Biden on Nov. 15 signed the infrastructure bill into law. Combined, the bills translate into $2.2 trillion in new federal government spending on physical infrastructure, human capital, climate resilience, and social safety net programs over the next 10 years, Moody’s said.

“State, local governments and other public sector issuers such as mass transit authorities, are likely to be among the biggest beneficiaries of the increase in federal spending on climate resilience, education, healthcare and infrastructure,” Moody’s said. “High-tax states would especially benefit from the increased state and local tax deduction cap.”

The House version would increase the current SALT deduction cap to $80,000 from $10,000.

The CBO has said that the bill would add $117 billion to FY22 spending and $144 billion in FY23. The combined revenue provisions are negative in the early years, Fitch noted.

On the spending side, the cash peaks in FY25 at $252.6 billion, according to Fitch.

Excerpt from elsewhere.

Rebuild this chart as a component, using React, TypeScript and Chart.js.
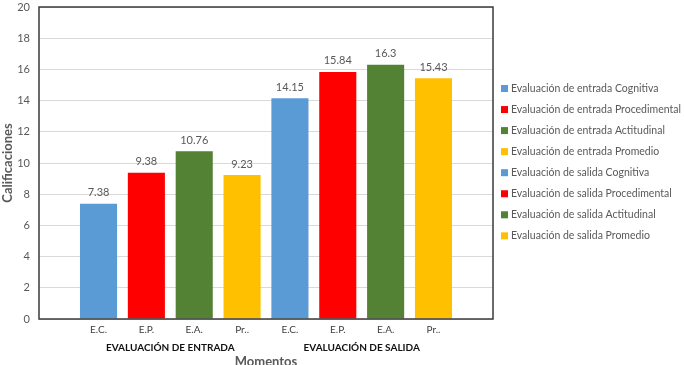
import React, { useEffect, useRef } from "react";
import { Chart, registerables } from "chart.js";

Chart.register(...registerables);

const CATEGORIES = ["E.C.", "E.P.", "E.A.", "Pr..", "E.C.", "E.P.", "E.A.", "Pr.."];
const GROUPS = ["EVALUACIÓN DE ENTRADA", "EVALUACIÓN DE SALIDA"];
const GROUP_CENTERS = [1.5, 5.5];
const SERIES_LABELS = [
  "Evaluación de entrada Cognitiva",
  "Evaluación de entrada Procedimental",
  "Evaluación de entrada Actitudinal",
  "Evaluación de entrada Promedio",
  "Evaluación de salida Cognitiva",
  "Evaluación de salida Procedimental",
  "Evaluación de salida Actitudinal",
  "Evaluación de salida Promedio",
];
const VALUES = [7.38, 9.38, 10.76, 9.23, 14.15, 15.84, 16.3, 15.43];
const COLORS = ["#5B9BD5", "#FF0000", "#548235", "#FFC000", "#5B9BD5", "#FF0000", "#548235", "#FFC000"];
const Y_MIN = 0;
const Y_MAX = 20;
const Y_STEP = 2;
const Y_TITLE = "Calificaciones";
const X_TITLE = "Momentos";

const FONT = "Lato, 'Open Sans', sans-serif";

const overlayPlugin = {
  id: "overlay",
  afterDraw(chart: any) {
    const ctx = chart.ctx;
    const area = chart.chartArea;
    const xs = chart.scales.x;
    ctx.save();
    // plot box
    ctx.strokeStyle = "#3a3a3a";
    ctx.lineWidth = 1.5;
    ctx.strokeRect(area.left, area.top, area.right - area.left, area.bottom - area.top);

    // value labels
    ctx.fillStyle = "#595959";
    ctx.font = `11px ${FONT}`;
    ctx.textAlign = "center";
    ctx.textBaseline = "middle";
    chart.data.datasets.forEach((ds: any, i: number) => {
      const el = chart.getDatasetMeta(i).data[0];
      if (!el) return;
      ctx.fillText(String(ds.data[0].y), el.x, el.y - 11);
    });

    // group labels
    ctx.fillStyle = "#111";
    ctx.font = `bold 10px ${FONT}`;
    GROUPS.forEach((g, i) => {
      ctx.fillText(g, xs.getPixelForValue(GROUP_CENTERS[i]), 348);
    });

    // x title
    ctx.fillStyle = "#595959";
    ctx.font = `bold 13px ${FONT}`;
    ctx.textBaseline = "alphabetic";
    ctx.fillText(X_TITLE, (area.left + area.right) / 2, 366);

    // legend
    ctx.font = `10.5px ${FONT}`;
    ctx.textAlign = "left";
    ctx.textBaseline = "middle";
    chart.data.datasets.forEach((ds: any, i: number) => {
      const y = 88.5 + i * 21.05;
      ctx.fillStyle = ds.backgroundColor;
      ctx.fillRect(501, y - 3.5, 7, 7);
      ctx.fillStyle = "#595959";
      ctx.fillText(ds.label, 511, y);
    });
    ctx.restore();
  },
};

export default function App() {
  const ref = useRef<HTMLCanvasElement | null>(null);

  useEffect(() => {
    if (!ref.current) return;
    const chart = new Chart(ref.current, {
      type: "bar",
      data: {
        datasets: SERIES_LABELS.map((label, i) => ({
          label,
          data: [{ x: i, y: VALUES[i] }],
          backgroundColor: COLORS[i],
          grouped: false,
          barPercentage: 0.775,
          categoryPercentage: 1,
        })) as any,
      },
      options: {
        animation: false,
        responsive: false,
        layout: { padding: { top: 7, right: 191, bottom: 0, left: 0 } },
        plugins: { legend: { display: false }, tooltip: { enabled: false } },
        scales: {
          x: {
            type: "linear",
            offset: false,
            min: -1.244,
            max: 8.244,
            grid: { display: false, drawTicks: false, offset: false },
            border: { display: false },
            afterBuildTicks: (scale: any) => {
              scale.ticks = CATEGORIES.map((_, i) => ({ value: i }));
            },
            afterFit: (scale: any) => {
              scale.height = 46;
            },
            ticks: {
              autoSkip: false,
              maxRotation: 0,
              padding: 5,
              color: "#404040",
              font: { family: FONT, size: 10 },
              callback: (v: any) => {
                const n = Number(v);
                return Number.isInteger(n) && n >= 0 && n < CATEGORIES.length ? CATEGORIES[n] : "";
              },
            },
          },
          y: {
            min: Y_MIN,
            max: Y_MAX,
            grid: { color: "#d9d9d9", drawTicks: false },
            border: { display: false },
            afterFit: (scale: any) => {
              scale.width = 39;
              scale.paddingTop = 0;
              scale.paddingBottom = 0;
            },
            ticks: {
              stepSize: Y_STEP,
              padding: 9,
              color: "#595959",
              font: { family: FONT, size: 11 },
            },
            title: {
              display: true,
              text: Y_TITLE,
              color: "#595959",
              font: { family: FONT, size: 13, weight: "bold" },
              padding: { top: 0, bottom: 0 },
            },
          },
        },
      } as any,
      plugins: [overlayPlugin],
    });
    return () => chart.destroy();
  }, []);

  return (
    <div style={{ position: "fixed", left: 0, top: 0, width: 684, height: 365, background: "#fff" }}>
      <canvas ref={ref} width={684} height={365} style={{ display: "block" }} />
    </div>
  );
}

It declines to $233 billion in FY26 and drops down to $87.2 billion in FY31.

Revenues, meanwhile, begin in negative territory, at $-37.6 billion in FY22, then steadily climb, roughly matching FY27 revenues at $215.8 billion and ending at $249.7 billion in 2031.

Fitch said it expects additional spending from BBB and the infrastructure bill will add $200 billion, or 0.8% of the GDP, to the CBO’s baseline federal government spending for fiscal year 2023 and 2024.

The CBO estimates that BBB would raise the deficit by $387 billion over 10 years, though that number does not include stepped-up IRS enforcement, which the White House has argued will bring in up to $480 billion over 10 years.

Fitch said it expects U.S. growth to slow in 2022 but remain above historical average due in part to the stimulus effects of the new bills.

“In the short run, the impact on public finances is limited,” Fitch said. “The longer-term impact of BBB on growth will depend on how much the bill improves productivity and labor supply. Provisions such as universal childcare would be positive in this regard. At the same time, higher corporate taxes is a key factor explaining the small or negative growth effects that characterize some private sector estimates of the bill.”